### [INFORMATION GIVEN]
━━━

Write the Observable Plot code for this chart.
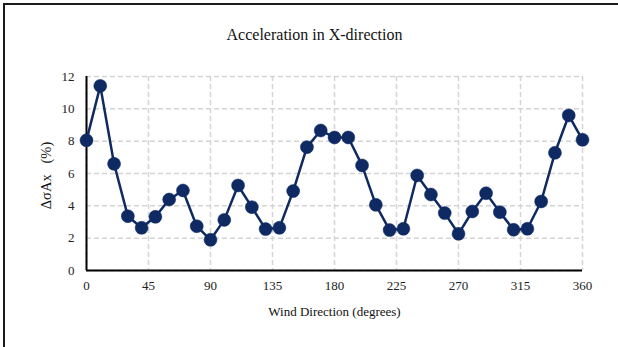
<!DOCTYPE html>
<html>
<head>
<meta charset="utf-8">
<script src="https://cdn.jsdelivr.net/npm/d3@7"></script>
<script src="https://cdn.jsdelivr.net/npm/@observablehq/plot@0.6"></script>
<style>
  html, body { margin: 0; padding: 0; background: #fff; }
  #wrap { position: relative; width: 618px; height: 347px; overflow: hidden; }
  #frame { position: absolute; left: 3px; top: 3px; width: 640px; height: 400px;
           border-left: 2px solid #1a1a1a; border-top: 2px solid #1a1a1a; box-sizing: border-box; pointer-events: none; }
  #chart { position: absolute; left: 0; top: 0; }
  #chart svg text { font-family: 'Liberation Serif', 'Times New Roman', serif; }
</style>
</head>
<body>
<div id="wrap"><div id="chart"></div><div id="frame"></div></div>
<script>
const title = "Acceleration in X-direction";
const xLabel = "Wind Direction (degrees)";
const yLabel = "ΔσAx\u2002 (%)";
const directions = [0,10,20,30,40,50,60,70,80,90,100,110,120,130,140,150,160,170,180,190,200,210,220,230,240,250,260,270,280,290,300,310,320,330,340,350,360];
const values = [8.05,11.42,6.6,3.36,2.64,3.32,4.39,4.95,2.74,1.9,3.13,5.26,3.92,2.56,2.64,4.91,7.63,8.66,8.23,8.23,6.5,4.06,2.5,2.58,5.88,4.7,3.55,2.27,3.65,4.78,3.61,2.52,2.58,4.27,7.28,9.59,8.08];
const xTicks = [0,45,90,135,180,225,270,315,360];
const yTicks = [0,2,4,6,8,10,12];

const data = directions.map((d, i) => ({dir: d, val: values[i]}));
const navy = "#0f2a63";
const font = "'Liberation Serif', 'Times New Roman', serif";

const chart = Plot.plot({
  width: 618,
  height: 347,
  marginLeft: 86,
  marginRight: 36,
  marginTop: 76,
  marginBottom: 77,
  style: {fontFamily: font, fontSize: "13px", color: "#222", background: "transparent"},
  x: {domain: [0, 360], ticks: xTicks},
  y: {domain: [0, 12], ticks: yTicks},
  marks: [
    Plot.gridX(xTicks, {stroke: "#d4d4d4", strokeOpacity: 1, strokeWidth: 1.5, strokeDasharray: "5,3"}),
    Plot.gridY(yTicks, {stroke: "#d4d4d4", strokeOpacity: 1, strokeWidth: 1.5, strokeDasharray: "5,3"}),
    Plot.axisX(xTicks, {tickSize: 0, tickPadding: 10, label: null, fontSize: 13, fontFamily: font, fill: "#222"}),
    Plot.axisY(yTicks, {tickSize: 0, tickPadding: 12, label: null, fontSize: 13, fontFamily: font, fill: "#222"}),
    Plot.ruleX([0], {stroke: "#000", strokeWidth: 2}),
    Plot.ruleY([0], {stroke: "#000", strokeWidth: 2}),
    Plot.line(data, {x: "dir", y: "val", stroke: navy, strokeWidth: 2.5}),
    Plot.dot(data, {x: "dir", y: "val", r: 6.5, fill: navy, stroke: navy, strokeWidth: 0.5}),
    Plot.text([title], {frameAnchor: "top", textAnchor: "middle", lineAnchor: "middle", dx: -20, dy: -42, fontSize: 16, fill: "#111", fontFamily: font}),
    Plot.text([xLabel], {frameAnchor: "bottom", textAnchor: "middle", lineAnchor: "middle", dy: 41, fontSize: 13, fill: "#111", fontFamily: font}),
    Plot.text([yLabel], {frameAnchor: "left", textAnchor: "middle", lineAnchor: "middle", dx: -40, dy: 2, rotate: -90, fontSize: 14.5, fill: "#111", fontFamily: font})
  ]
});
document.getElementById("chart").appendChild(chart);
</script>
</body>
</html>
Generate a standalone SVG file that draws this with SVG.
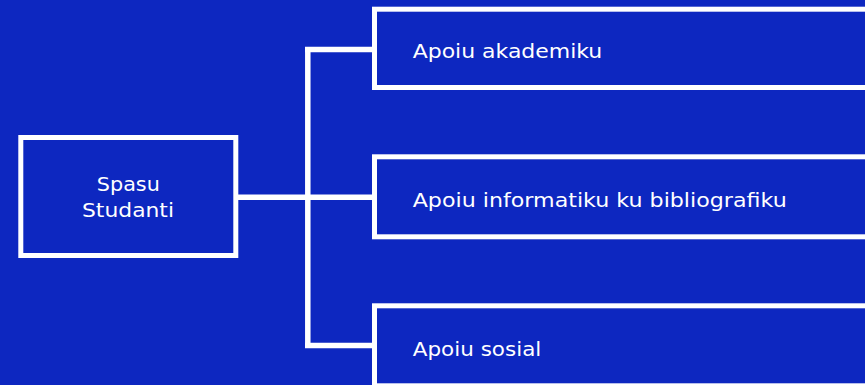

━━━

### [PROBLEM TO SOLVE]
Repeat all of the data above word for word, minus the pictures.

### [RESULT FOR THIS EXERCISE]
Write the Observable Plot code for this chart.
<!DOCTYPE html>
<html>
<head>
<meta charset="utf-8">
<script src="https://cdn.jsdelivr.net/npm/d3@7"></script>
<script src="https://cdn.jsdelivr.net/npm/@observablehq/plot@0.6"></script>
<style>
  html, body { margin: 0; padding: 0; background: #fff; }
  #wrap { position: relative; width: 618px; height: 347px; overflow: hidden; }
  #frame { position: absolute; left: 3px; top: 3px; width: 640px; height: 400px;
           border-left: 2px solid #1a1a1a; border-top: 2px solid #1a1a1a; box-sizing: border-box; pointer-events: none; }
  #chart { position: absolute; left: 0; top: 0; }
  #chart svg text { font-family: 'Liberation Serif', 'Times New Roman', serif; }
</style>
</head>
<body>
<div id="wrap"><div id="chart"></div><div id="frame"></div></div>
<script>
const title = "Acceleration in X-direction";
const xLabel = "Wind Direction (degrees)";
const yLabel = "ΔσAx\u2002 (%)";
const directions = [0,10,20,30,40,50,60,70,80,90,100,110,120,130,140,150,160,170,180,190,200,210,220,230,240,250,260,270,280,290,300,310,320,330,340,350,360];
const values = [8.05,11.42,6.6,3.36,2.64,3.32,4.39,4.95,2.74,1.9,3.13,5.26,3.92,2.56,2.64,4.91,7.63,8.66,8.23,8.23,6.5,4.06,2.5,2.58,5.88,4.7,3.55,2.27,3.65,4.78,3.61,2.52,2.58,4.27,7.28,9.59,8.08];
const xTicks = [0,45,90,135,180,225,270,315,360];
const yTicks = [0,2,4,6,8,10,12];

const data = directions.map((d, i) => ({dir: d, val: values[i]}));
const navy = "#0f2a63";
const font = "'Liberation Serif', 'Times New Roman', serif";

const chart = Plot.plot({
  width: 618,
  height: 347,
  marginLeft: 86,
  marginRight: 36,
  marginTop: 76,
  marginBottom: 77,
  style: {fontFamily: font, fontSize: "13px", color: "#222", background: "transparent"},
  x: {domain: [0, 360], ticks: xTicks},
  y: {domain: [0, 12], ticks: yTicks},
  marks: [
    Plot.gridX(xTicks, {stroke: "#d4d4d4", strokeOpacity: 1, strokeWidth: 1.5, strokeDasharray: "5,3"}),
    Plot.gridY(yTicks, {stroke: "#d4d4d4", strokeOpacity: 1, strokeWidth: 1.5, strokeDasharray: "5,3"}),
    Plot.axisX(xTicks, {tickSize: 0, tickPadding: 10, label: null, fontSize: 13, fontFamily: font, fill: "#222"}),
    Plot.axisY(yTicks, {tickSize: 0, tickPadding: 12, label: null, fontSize: 13, fontFamily: font, fill: "#222"}),
    Plot.ruleX([0], {stroke: "#000", strokeWidth: 2}),
    Plot.ruleY([0], {stroke: "#000", strokeWidth: 2}),
    Plot.line(data, {x: "dir", y: "val", stroke: navy, strokeWidth: 2.5}),
    Plot.dot(data, {x: "dir", y: "val", r: 6.5, fill: navy, stroke: navy, strokeWidth: 0.5}),
    Plot.text([title], {frameAnchor: "top", textAnchor: "middle", lineAnchor: "middle", dx: -20, dy: -42, fontSize: 16, fill: "#111", fontFamily: font}),
    Plot.text([xLabel], {frameAnchor: "bottom", textAnchor: "middle", lineAnchor: "middle", dy: 41, fontSize: 13, fill: "#111", fontFamily: font}),
    Plot.text([yLabel], {frameAnchor: "left", textAnchor: "middle", lineAnchor: "middle", dx: -40, dy: 2, rotate: -90, fontSize: 14.5, fill: "#111", fontFamily: font})
  ]
});
document.getElementById("chart").appendChild(chart);
</script>
</body>
</html>
Generate a standalone SVG file that draws this with SVG.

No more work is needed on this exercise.